Oh, but it’s fiction! It’s make-believe. It’s escape. It’s fantasy. That’s what I’m told, but I still hold fast to my belief that real heroes are nice guys. That’s how I want it in life, and that’s how I want it in love stories.
Even as a reader, I could never fall in love with a cold-blooded assassin, a savage pirate who insists on calling every woman a wench, or a smart-assed, selfish bastard who thinks being a billionaire gives him the right to demean others. Sorry, nothing romantic about those sort of men, at least, as the saying goes, “Not in my book.”
Does that mean my heroes are perfect? Not by a long shot. They have flaws, they make mistakes, they do things they probably shouldn’t. But they learn from their mistakes. They strive to become better men.

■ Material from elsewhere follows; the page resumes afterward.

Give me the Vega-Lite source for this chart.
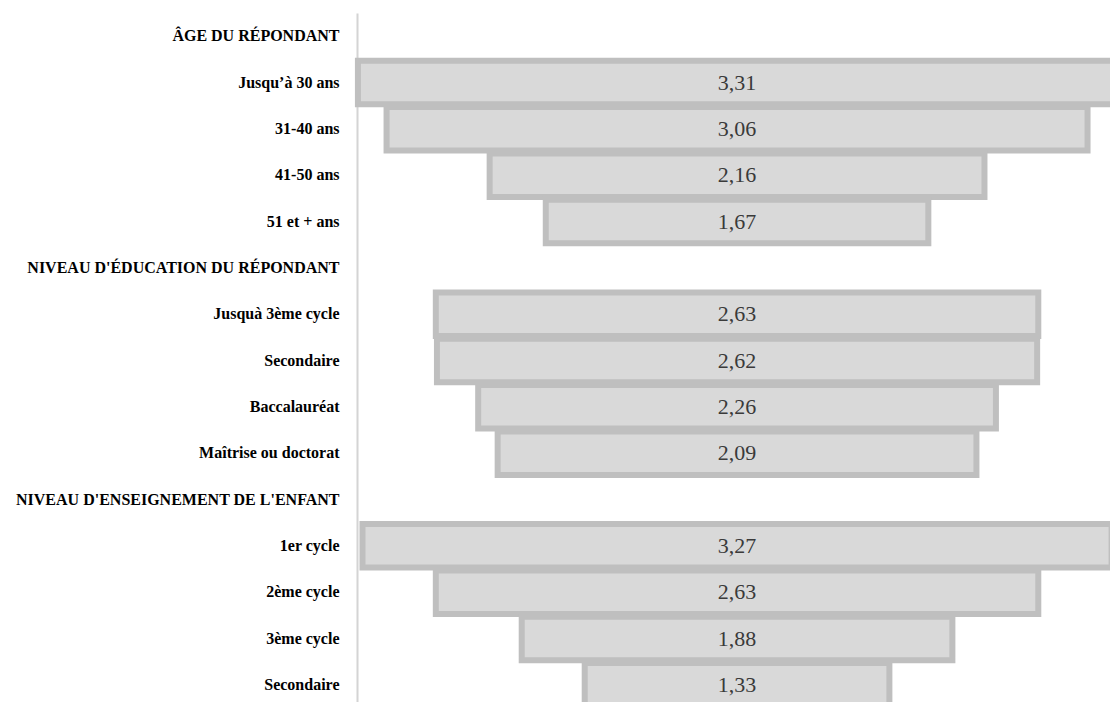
{
  "$schema": "https://vega.github.io/schema/vega-lite/v6.json",
  "autosize": {"type": "none"},
  "width": 753,
  "height": 695,
  "padding": {"left": 357, "top": 13, "right": 0, "bottom": 0},
  "background": "white",
  "config": {
    "view": {"stroke": null},
    "locale": {"number": {"decimal": ",", "thousands": " ", "grouping": [3], "currency": ["", " €"]}}
  },
  "data": {
    "values": [
      {"key": "ÂGE DU RÉPONDANT", "value": null},
      {"key": "Jusqu’à 30 ans", "value": 3.31},
      {"key": "31-40 ans", "value": 3.06},
      {"key": "41-50 ans", "value": 2.16},
      {"key": "51 et + ans", "value": 1.67},
      {"key": "NIVEAU D'ÉDUCATION DU RÉPONDANT", "value": null},
      {"key": "Jusquà 3ème cycle", "value": 2.63},
      {"key": "Secondaire#1", "value": 2.62},
      {"key": "Baccalauréat", "value": 2.26},
      {"key": "Maîtrise ou doctorat", "value": 2.09},
      {"key": "NIVEAU D'ENSEIGNEMENT DE L'ENFANT", "value": null},
      {"key": "1er cycle", "value": 3.27},
      {"key": "2ème cycle", "value": 2.63},
      {"key": "3ème cycle", "value": 1.88},
      {"key": "Secondaire#2", "value": 1.33}
    ]
  },
  "encoding": {
    "y": {
      "field": "key",
      "type": "nominal",
      "scale": {
        "domain": ["ÂGE DU RÉPONDANT", "Jusqu’à 30 ans", "31-40 ans", "41-50 ans", "51 et + ans", "NIVEAU D'ÉDUCATION DU RÉPONDANT", "Jusquà 3ème cycle", "Secondaire#1", "Baccalauréat", "Maîtrise ou doctorat", "NIVEAU D'ENSEIGNEMENT DE L'ENFANT", "1er cycle", "2ème cycle", "3ème cycle", "Secondaire#2"],
        "paddingInner": 0.06,
        "paddingOuter": 0.03
      },
      "axis": {
        "title": null,
        "ticks": false,
        "labelPadding": 18,
        "labelFont": "Liberation Serif",
        "labelFontSize": 16,
        "labelFontWeight": "bold",
        "labelColor": "#000000",
        "labelExpr": "replace(replace(datum.value, '#1', ''), '#2', '')",
        "domainColor": "#d4d4d4",
        "domainWidth": 2,
        "grid": false,
        "labelLimit": 400
      }
    }
  },
  "layer": [
    {
      "transform": [{"filter": "datum.value != null"}],
      "mark": {"type": "bar", "fill": "#d9d9d9", "stroke": "#bfbfbf", "strokeWidth": 6},
      "encoding": {
        "x": {
          "field": "value",
          "type": "quantitative",
          "stack": "center",
          "scale": {"domain": [-0.004, 3.283], "zero": false, "nice": false},
          "axis": null
        }
      }
    },
    {
      "transform": [{"filter": "datum.value != null"}],
      "mark": {"type": "text", "font": "Liberation Serif", "fontSize": 22, "color": "#3a3a3a", "align": "center", "baseline": "middle"},
      "encoding": {
        "x": {
          "field": "value",
          "type": "quantitative",
          "stack": "center",
          "bandPosition": 0.5
        },
        "text": {"field": "value", "type": "quantitative", "format": ".2f"}
      }
    }
  ]
}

My heroes care about others, even if they sometimes approach situations in the wrong way or misunderstand another’s intentions. They do their best.

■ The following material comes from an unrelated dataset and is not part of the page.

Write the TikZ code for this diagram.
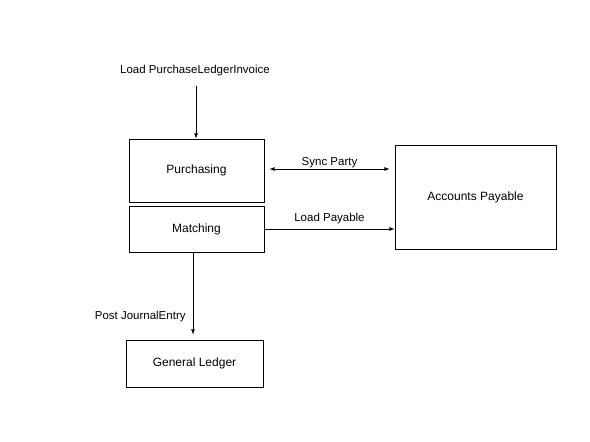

I don’t think a man has to swim with sharks, fight an army of knife-wielding zombies, or walk through flames to prove he’s a hero. If a man has to perform death-defying acts to be called heroic, then something is wrong with our way of thinking.

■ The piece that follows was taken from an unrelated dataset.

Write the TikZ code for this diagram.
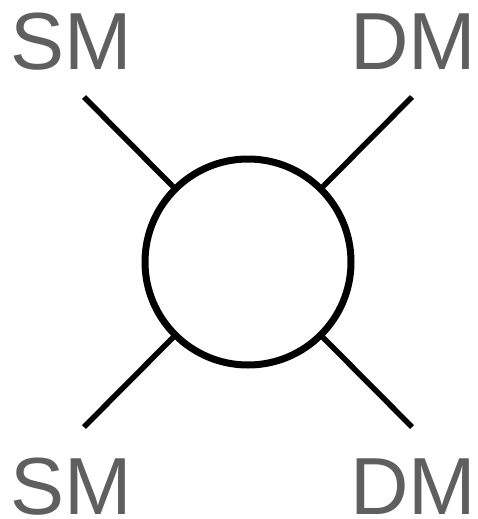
\documentclass[tikz,border=0pt]{standalone}
\usepackage{fontspec}
\setmainfont{Liberation Sans}
\definecolor{labelgray}{HTML}{5F5F5F}
\begin{document}
\begin{tikzpicture}[x=1pt,y=-1pt,
  lbl/.style={text=labelgray,font=\fontsize{81}{81}\selectfont,anchor=base,inner sep=0pt,text depth=0pt},
  leg/.style={line width=5.5pt,black},
  blob/.style={circle,draw=black,line width=7pt,fill=white,minimum size=206pt,inner sep=0pt}]
\useasboundingbox (0,0) rectangle (477,519);
\node[blob] (c) at (248,262) {};
\coordinate (tl) at (84,97);
\coordinate (tr) at (412,97);
\coordinate (bl) at (84,427);
\coordinate (br) at (412,427);
\draw[leg] (tl) -- (c);
\draw[leg] (tr) -- (c);
\draw[leg] (bl) -- (c);
\draw[leg] (br) -- (c);
\node[lbl] (sm1) at (71.5,70) {SM};
\node[lbl] (dm1) at (413,70) {DM};
\node[lbl] (sm2) at (71.5,514) {SM};
\node[lbl] (dm2) at (413,514) {DM};
\end{tikzpicture}
\end{document}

Are we failing to recognize the true qualities a hero should possess? It’s not just having courage in the face of disaster. It’s not simply a matter of doing something out-of-the-ordinary when challenged. For me, a man becomes a hero by living a good life, by being steadfast and responsible, by keeping promises and being there for the woman he loves.
Most of all, a hero is a man who’s capable of love — great love. A hero is a man who is neither ashamed nor afraid to show his feelings. The strongest man, I believe, is the one who can show tenderness, the one who treats others with respect, the one who believes in honesty and hard work.
When I find these qualities in a man, I know he really is “my hero”, and I’d be willing to bet that if I ever found myself in shark-infested waters, he would jump in to save me. But he doesn’t need to do great feats to prove himself to me because the little acts of love are all the proof I need.
For this Valentine’s Day, I want to say “I love you” to my hero, my husband, the love of my life, and to all the everyday, unsung heroes among us, the faithful husbands and lovers, fathers and friends who stand by us day after day, helping us in so many ways, and bringing joy into our lives.